In the memo to Mueller, she describes the inaction of the FBI: “To say, then, as has been iterated numerous times, that probable cause did not exist until after the disastrous event occurred, is really to acknowledge that the missing piece of probable cause was only the FBI’s failure to appreciate that such an event could occur. The probable cause did not otherwise improve or change….The problem with chalking this all up to a ´20-20 hindsight is perfect´ problem…is that this is not a case of everyone in the FBI failing to appreciate the potential consequences. It is obvious, from my firsthand knowledge of the events and the detailed documentation that exists, that the agents in Minneapolis who were closest to the action and in the best position to gauge the situation locally, did fully appreciate the terrorist risk/danger posed by Moussaoui and his possible co-conspirators even prior to September 11th.”

A year after testifying, Rowley went back to being a Special Agent, and retired in 2004. She made an unsuccessful bid for Congress in 2006, and is now a public speaker, writer, and blogger on The Huffington Post, stressing the need to strike a balance between giving intelligence agencies the ability to conduct rigorous investigations of dangerous individuals, and protecting the civil liberties of the public. 

Ray McGovern leads the “Speaking Truth to Power” section of Tell the Word, a publishing arm of the ecumenical Church of the Saviour in inner-city Washington.  A former co-director of the Servant Leadership School (1998-2004), he has been teaching there for more than 20 years.  His current course is: “On the Morality of Whistleblowing.”

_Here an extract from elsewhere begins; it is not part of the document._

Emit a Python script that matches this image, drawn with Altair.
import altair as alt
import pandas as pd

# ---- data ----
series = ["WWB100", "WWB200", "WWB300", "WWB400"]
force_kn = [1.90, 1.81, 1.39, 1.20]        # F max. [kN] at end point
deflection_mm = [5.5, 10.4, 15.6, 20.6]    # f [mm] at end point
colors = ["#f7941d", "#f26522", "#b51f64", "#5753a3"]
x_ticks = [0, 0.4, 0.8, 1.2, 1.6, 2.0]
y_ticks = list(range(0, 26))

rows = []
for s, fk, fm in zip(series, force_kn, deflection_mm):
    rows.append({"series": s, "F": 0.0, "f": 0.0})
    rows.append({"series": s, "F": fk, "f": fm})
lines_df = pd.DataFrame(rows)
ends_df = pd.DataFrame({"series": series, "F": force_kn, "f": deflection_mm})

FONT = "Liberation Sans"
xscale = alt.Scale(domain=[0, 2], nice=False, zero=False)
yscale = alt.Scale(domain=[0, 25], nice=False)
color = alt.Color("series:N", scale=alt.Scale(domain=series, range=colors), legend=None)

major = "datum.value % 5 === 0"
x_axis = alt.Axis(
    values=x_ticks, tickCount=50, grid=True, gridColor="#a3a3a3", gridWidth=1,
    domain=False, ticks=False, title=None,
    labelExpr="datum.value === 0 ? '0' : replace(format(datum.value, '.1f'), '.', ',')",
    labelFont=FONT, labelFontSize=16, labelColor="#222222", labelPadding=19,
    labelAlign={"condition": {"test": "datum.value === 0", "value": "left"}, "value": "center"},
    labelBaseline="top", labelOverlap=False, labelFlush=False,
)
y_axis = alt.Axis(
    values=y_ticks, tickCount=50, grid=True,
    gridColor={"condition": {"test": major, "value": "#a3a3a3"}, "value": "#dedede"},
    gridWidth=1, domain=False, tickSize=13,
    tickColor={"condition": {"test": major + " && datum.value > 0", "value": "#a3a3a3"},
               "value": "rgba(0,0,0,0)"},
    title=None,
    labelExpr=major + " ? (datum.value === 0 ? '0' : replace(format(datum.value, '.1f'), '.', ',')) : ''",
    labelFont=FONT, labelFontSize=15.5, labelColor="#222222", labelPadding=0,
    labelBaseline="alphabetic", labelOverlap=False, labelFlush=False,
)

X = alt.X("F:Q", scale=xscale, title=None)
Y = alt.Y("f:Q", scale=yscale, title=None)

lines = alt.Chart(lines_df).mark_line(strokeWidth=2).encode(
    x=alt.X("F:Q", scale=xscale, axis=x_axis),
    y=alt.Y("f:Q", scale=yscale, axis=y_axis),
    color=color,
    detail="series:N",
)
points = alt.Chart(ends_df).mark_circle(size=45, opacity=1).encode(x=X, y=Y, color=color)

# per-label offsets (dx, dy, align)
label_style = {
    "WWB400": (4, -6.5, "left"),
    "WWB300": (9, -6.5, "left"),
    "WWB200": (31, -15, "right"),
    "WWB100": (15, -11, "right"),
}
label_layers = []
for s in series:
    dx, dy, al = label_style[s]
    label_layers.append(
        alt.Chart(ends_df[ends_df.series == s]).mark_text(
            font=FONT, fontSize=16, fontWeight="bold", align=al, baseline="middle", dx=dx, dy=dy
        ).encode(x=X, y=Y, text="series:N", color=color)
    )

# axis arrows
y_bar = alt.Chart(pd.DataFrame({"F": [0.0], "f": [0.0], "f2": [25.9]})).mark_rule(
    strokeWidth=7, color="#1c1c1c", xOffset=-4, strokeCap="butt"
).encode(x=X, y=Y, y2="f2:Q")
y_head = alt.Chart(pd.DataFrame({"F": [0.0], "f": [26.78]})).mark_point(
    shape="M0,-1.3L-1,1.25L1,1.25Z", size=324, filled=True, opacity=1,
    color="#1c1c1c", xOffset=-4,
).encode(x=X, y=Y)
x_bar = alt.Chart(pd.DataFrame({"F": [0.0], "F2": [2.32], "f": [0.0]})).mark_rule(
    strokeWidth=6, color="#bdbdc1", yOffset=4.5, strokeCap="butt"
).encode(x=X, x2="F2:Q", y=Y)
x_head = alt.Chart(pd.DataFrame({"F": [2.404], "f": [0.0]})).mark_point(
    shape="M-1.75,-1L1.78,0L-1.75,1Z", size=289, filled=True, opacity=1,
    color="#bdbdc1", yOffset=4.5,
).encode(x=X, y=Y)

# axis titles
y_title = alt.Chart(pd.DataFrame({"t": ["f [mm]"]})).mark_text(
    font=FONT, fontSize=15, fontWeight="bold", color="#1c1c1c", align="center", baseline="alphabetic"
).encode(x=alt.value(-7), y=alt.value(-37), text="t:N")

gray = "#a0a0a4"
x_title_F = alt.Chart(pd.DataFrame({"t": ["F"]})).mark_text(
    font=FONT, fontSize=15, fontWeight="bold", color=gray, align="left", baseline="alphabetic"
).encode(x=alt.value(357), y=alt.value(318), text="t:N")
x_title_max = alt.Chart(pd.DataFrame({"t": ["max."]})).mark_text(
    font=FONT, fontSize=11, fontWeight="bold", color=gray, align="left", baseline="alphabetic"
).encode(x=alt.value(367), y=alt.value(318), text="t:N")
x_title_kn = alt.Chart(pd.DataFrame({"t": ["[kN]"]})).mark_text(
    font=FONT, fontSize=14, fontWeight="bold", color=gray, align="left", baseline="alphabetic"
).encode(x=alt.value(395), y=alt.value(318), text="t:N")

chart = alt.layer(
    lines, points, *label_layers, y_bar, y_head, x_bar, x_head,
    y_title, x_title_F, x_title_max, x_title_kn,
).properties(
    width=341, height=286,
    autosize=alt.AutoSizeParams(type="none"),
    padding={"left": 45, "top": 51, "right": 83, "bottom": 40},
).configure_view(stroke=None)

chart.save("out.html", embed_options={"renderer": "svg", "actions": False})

Ray came to Washington from his native Bronx in the early Sixties as an Army infantry/intelligence officer and then served as a CIA analyst for 27 years, from the administration of John F. Kennedy to that of George H. W. Bush. Ray’s duties included chairing National Intelligence Estimates and preparing the President’s Daily Brief, which he briefed one-on-one to President Ronald Reagan’s five most senior national security advisers from 1981 to 1985. For more www.raymogovern.com


Rashed Mian is a multimedia journalist for the Long Island Press. Mian has covered such issues as Islamophobia, civil liberties, and politics for the Long Island Press since 2011. He’s won multiple local and state journalism awards and hopes to continue writing stories that go underreported by the mainstream media. 
 

Mr. Main's latest in LI Free Press

As President Barack Obama soared into office eight years ago, he promised, on his first day in the White House, to launch “a new era of open government.”

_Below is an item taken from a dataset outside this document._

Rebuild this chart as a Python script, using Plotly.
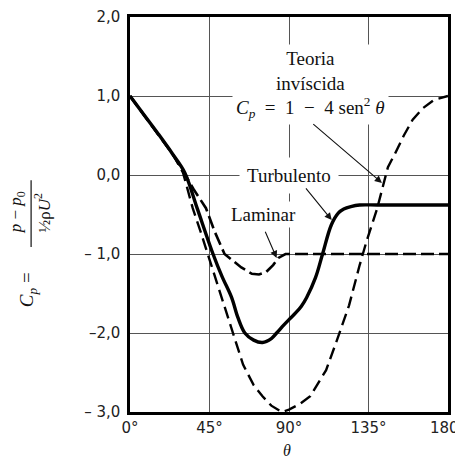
import plotly.graph_objects as go

# ---------------- data ----------------
theta_inv = [0, 8, 16, 24, 30, 35.5, 40, 44, 50, 55, 58, 64, 70, 75, 80, 86, 90, 96, 102,
             111, 117, 124, 130, 134, 139.7, 142.6, 146, 150, 155, 160, 166, 172, 180]
cp_inv = [1.0, 0.76, 0.52, 0.27, 0.03, -0.42, -0.72, -1.0, -1.45, -1.78, -2.0, -2.4, -2.66,
          -2.8, -2.92, -3.0, -2.97, -2.9, -2.8, -2.47, -2.1, -1.65, -1.14, -0.83, -0.44,
          -0.19, 0.1, 0.27, 0.5, 0.7, 0.85, 0.95, 1.0]

theta_turb = [0, 8, 16, 24, 31, 38, 47, 52, 57.5, 61, 65, 70, 75, 80, 83, 87, 90, 94, 97,
              100, 105, 109, 114, 118, 121, 125, 130, 140, 160, 180]
cp_turb = [1.0, 0.76, 0.52, 0.27, 0.03, -0.42, -1.0, -1.28, -1.55, -1.8, -2.0, -2.09, -2.12,
           -2.07, -2.0, -1.9, -1.83, -1.74, -1.66, -1.55, -1.3, -1.0, -0.63, -0.48, -0.43,
           -0.4, -0.38, -0.38, -0.38, -0.38]

theta_lam = [0, 8, 16, 24, 30, 36, 43, 48, 53.5, 59, 63, 69, 73, 77, 81, 84, 88, 120, 150, 180]
cp_lam = [1.0, 0.76, 0.52, 0.27, 0.05, -0.18, -0.42, -0.72, -1.0, -1.1, -1.17, -1.25, -1.26,
          -1.23, -1.14, -1.05, -1.0, -1.0, -1.0, -1.0]

x_tickvals = [0, 45, 90, 135, 180]
x_ticktext = ["0°", "45°", "90°", "135°", "180°"]
y_tickvals = [2, 1, 0, -1, -2, -3]
y_ticktext = ["2,0", "1,0", "0,0", "– 1,0", "–2,0", "– 3,0"]

label_teoria = ("Teoria<br>invíscida<br><i>C<sub>p</sub></i>&nbsp; = &nbsp;1 &nbsp;− &nbsp;4 sen<sup>2</sup> <i>θ</i>")
label_turb = "Turbulento"
label_lam = "Laminar"

# ---------------- figure ----------------
fig = go.Figure()
fig.add_trace(go.Scatter(x=theta_inv, y=cp_inv, mode="lines",
                         line=dict(color="black", width=2.4, dash="12px,6px"),
                         hoverinfo="skip", showlegend=False))
fig.add_trace(go.Scatter(x=theta_lam, y=cp_lam, mode="lines",
                         line=dict(color="black", width=2.6, dash="13px,5px"),
                         hoverinfo="skip", showlegend=False))
fig.add_trace(go.Scatter(x=theta_turb, y=cp_turb, mode="lines", line_shape="spline",
                         line=dict(color="black", width=3.4),
                         hoverinfo="skip", showlegend=False))

serif = "Liberation Serif, Times New Roman, serif"
ann = []
ann.append(dict(x=102.3, y=1.15, xref="x", yref="y", text=label_teoria, showarrow=False,
                font=dict(family=serif, size=19, color="#111"), align="center",
                bgcolor="white", borderpad=3, xanchor="center", yanchor="middle"))
ann.append(dict(x=90, y=0.0, xref="x", yref="y", text=label_turb, showarrow=False,
                font=dict(family=serif, size=19, color="#111"),
                bgcolor="white", borderpad=7, xanchor="center", yanchor="middle"))
ann.append(dict(x=75.4, y=-0.5, xref="x", yref="y", text=label_lam, showarrow=False,
                font=dict(family=serif, size=19, color="#111"),
                bgcolor="white", borderpad=2, xanchor="center", yanchor="middle"))
# arrows
for tip, tail in [((142.6, -0.10), (102.9, 0.66)),
                  ((114.2, -0.57), (98.9, -0.15)),
                  ((83.0, -1.05), (76.2, -0.70))]:
    ann.append(dict(x=tip[0], y=tip[1], ax=tail[0], ay=tail[1], xref="x", yref="y",
                    axref="x", ayref="y", text="", showarrow=True, arrowhead=2,
                    arrowsize=1.3, arrowwidth=1.1, arrowcolor="#111"))
# y-axis title pieces (rotated)
ann.append(dict(x=-0.322, y=0.31, xref="paper", yref="paper", textangle=-90,
                text="<i>C<sub>p</sub></i> =", showarrow=False,
                font=dict(family=serif, size=19, color="#111"),
                xanchor="center", yanchor="middle"))
ann.append(dict(x=-0.356, y=0.505, xref="paper", yref="paper", textangle=-90,
                text="<i>p</i> − <i>p</i><sub>0</sub>", showarrow=False,
                font=dict(family=serif, size=17, color="#111"),
                xanchor="center", yanchor="middle"))
ann.append(dict(x=-0.277, y=0.505, xref="paper", yref="paper", textangle=-90,
                text="½ρ<i>U</i><sup>2</sup>", showarrow=False,
                font=dict(family=serif, size=17, color="#111"),
                xanchor="center", yanchor="middle"))
# x-axis title
ann.append(dict(x=89, y=-0.097, xref="x", yref="paper", text="<i>θ</i>", showarrow=False,
                font=dict(family=serif, size=16, color="#111"),
                xanchor="center", yanchor="middle"))

shapes = [dict(type="line", xref="paper", yref="paper", x0=-0.311, x1=-0.311,
               y0=0.418, y1=0.587, line=dict(color="#111", width=1.2))]

# the page body has an 8px default margin: the figure is sized/margined so the
# plot area lands at the reference position within the 463x457 window
fig.update_layout(
    width=455, height=449,
    margin=dict(l=122, r=15, t=9, b=45),
    paper_bgcolor="white", plot_bgcolor="white",
    annotations=ann, shapes=shapes,
    xaxis=dict(range=[0, 180], tickvals=x_tickvals, ticktext=x_ticktext,
               showgrid=True, gridcolor="#555", gridwidth=1.2,
               showline=True, mirror=True, linecolor="black", linewidth=2.5,
               ticks="", zeroline=False, automargin=False, ticklabeloverflow="allow",
               tickfont=dict(family="DejaVu Sans", size=15, color="#222")),
    yaxis=dict(range=[-3, 2], tickvals=y_tickvals, ticktext=y_ticktext,
               showgrid=True, gridcolor="#555", gridwidth=1.2,
               showline=True, mirror=True, linecolor="black", linewidth=2.5,
               ticks="", zeroline=False, automargin=False, ticklabelstandoff=4,
               tickfont=dict(family="DejaVu Sans", size=15, color="#222")),
)

fig.write_html("out.html")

“The Government should not keep information confidential merely because public officials might be embarrassed by disclosure, because errors and failures might be revealed, or because of speculative or abstract fears,” Obama said in a Jan. 21, 2009 memorandum.

Obama was urging the attorney general to issue new guidelines protecting The Freedom of Information Act. “In the face of doubt,” Obama proclaimed, “openness prevails.”

Notably, Obama’s transparency pledge came on the heels of President George W. Bush’s administration, which kept state-sponsored torture of alleged enemy combatants, a nascent drone assassination program, and covert eavesdropping of American citizens hidden from the eyes of the American public.

Aside from an economy teetering on the edge of collapse, Obama was inheriting two bloody and expensive wars, a bloated national security state that emerged from the “War on Terror,” and several controversial policies championed by his Republican predecessor.

Now it was the former Harvard University constitutional law professor’s turn to respond.

As our country takes stock of Obama’s tenure as commander-in-chief, the Press determined it appropriate to scrutinize his record on press freedoms and his ongoing and unprecedented federal crackdown of whistleblowers.

While countless Americans may judge Obama’s performance based on their own current economic standing or their ability to find affordable health insurance, some have grown so dissatisfied with the outgoing president’s handling of transparency that they think his legacy has been tarnished. Reviewing the two-term Democrat’s record on this issue is especially relevant now given President-elect Donald Trump’s hostile attacks on journalism during his recent presidential campaign. At the reality TV star’s rallies, reporters were on the receiving end of venomous jeers as he whipped his supporters into disparaging the “vicious” mainstream media. If Obama, as some press advocates have claimed, rivals Nixon in his use of secrecy and abuse of executive power, then what do the last eight years portend for the next four under Trump? The signs do not look good for the Fourth Estate or the nation’s intelligence community for that matter.

Even before his inauguration, Trump called on Congress to investigate press leaks regarding Russia’s alleged hacking of the Democratic and Republican national political committees as  as Hillary Clinton’s campaign chairman John Podesta during the presidential campaign.